Любомудр и ранний славянофил, собеседник старца Макария Оптинского, Иван Васильевич Киреевский трагедией для русского человека считал утрату этой «духовной целостности», зародыши которой он наблюдал уже в середине позапрошлого века, причём, как в школе, так и в семье («О характере просвещения Европы и его отношения к просвещению России», 1852). Разрыв духовного единства, а в нашей истории он осуществлялся неоднократно, разрушает «целостное живое знание», подтачивает способности человеческой души, глубинное понимание «правды-истины», христианского добра. С его точки зрения, эта «правда-истина» является обязательным импульсом к духовному «самостоянию» человека и его самосовершенствованию, чему, по самой своей природе, служили народные стихи калик перехожих. Его брат Пётр Васильевич Киреевский не только духовные стихи, но и всю русскую устную народную словесность считал ничем не заменимым средством целостного становления личности и, шире – созданием самобытной русской культуры. Вот к чему бы сегодня следовало прислушаться соотечественникам, находящимся под новым невиданным напором сопредельных, прежде всего, западных культур, открытость которым необходимо уравновесить следованием лучшим сторонам отечественной традиции и духовности.
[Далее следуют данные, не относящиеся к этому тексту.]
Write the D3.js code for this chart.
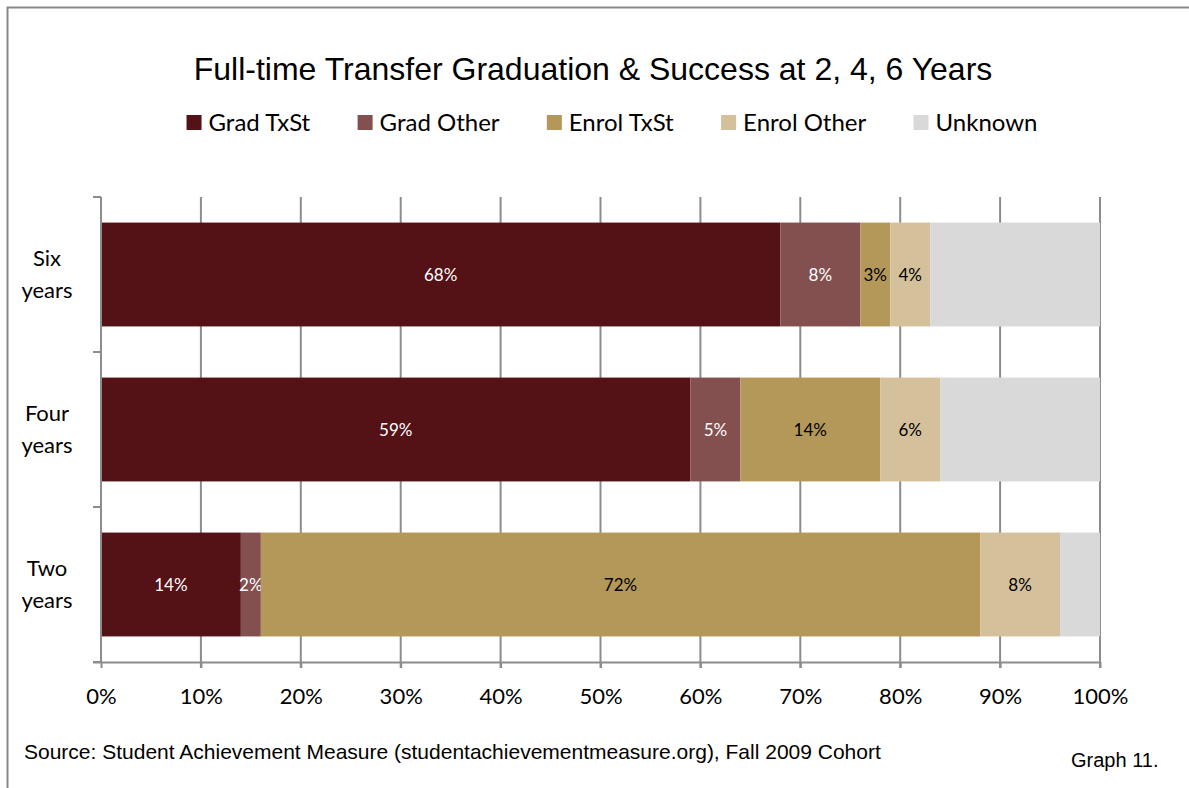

В трудах славянофилов и более поздних религиозных мыслителей найдена золотая середина, мера традиционности и открытости, укрепляющая русский соборный дух. По их мудрому проницанию, человек – соборен, то есть включает в себя всё совокупное человечество. И с чем же мы придём в этот «собор», если утратим свою неповторимость? И кому будем нужны или просто интересны? Наглядное воплощение этой меры мы находим в ранних духовных стихах, начиная с «Голубиной книги» и «Егория Храброго». К ним примыкает такое народное произведение как «Фёдор Тирон». В нём мы встречаем и сказочные мотивы («Где не взялся змей огненный,/ Об двенадесяти головах,/ Об двенадесяти хоботах,/ Унёс его родимую матушку/ За море за синее,/ За горы высокие,/ За луга за зелёные,/За леса за тёмные,/ Во те пещеры белокаменные…»), и яркие признаки христианской духовности («…с ним книга Евангелье…/ Подымайте вы иконы местные,/ И служите молебны почестные»), и переложение собственно страниц апокрифа о Феодоре Стратилате. Завершаются стихи так же, как в былинных концовках и церковных молитвах одновременно:

 

Поём славу Федорову,

Его слава во век не минуется!

И во веки веков, и помилуй нас!

 

Книжная, звучащая в церкви литургическая поэзия нацелена исключительно ввысь, она есть прямое обращение к Богу. Народные духовные стихи обращены к человеку, реальному слушателю, исторически сложившемуся, со своими земными пристрастиями, мифами, привычными сердцу речениями. Но со временем человек на Руси меняется, мифологическая Навь отсекается из его активного сознания, вытесняемая дихотомными смыслами Евангелия. Даже детей перестали стращать чудищами нижнего мира, но вооружали для жизни истинами Священного писания. Всю больше духовные стихи становились простым переложением христианских книжных текстов, теряя свою поэтическую силу. Таким народным произведением является, например, «Чудо об Агрикове сыне Василии». В нём поэт сосредоточен исключительно на духовной реальности, даже Русь исчезает в её лучах, остаётся в небесном свете «святитель Никола-чудотворец силен Богом», спасающий некоего» христолюбца» Василия:

 

Находила на меня Божья воля.

Подымало же меня Святым Духом,

Невидимо же меня у князя не стало,

Стоял же я у вас на подворье…

 

Вот такая чудесная духовная телепортация! Источником для стихов послужил текст из книги «Пролог», что заметил ещё Пётр Киреевский, записавший их в простонародной среде. Заимствования из книжных текстов, прямой пересказ, использование шаблонов, известного арсенала приёмов и оборотов неминуемо ведут к повреждению духовного вещества поэзии.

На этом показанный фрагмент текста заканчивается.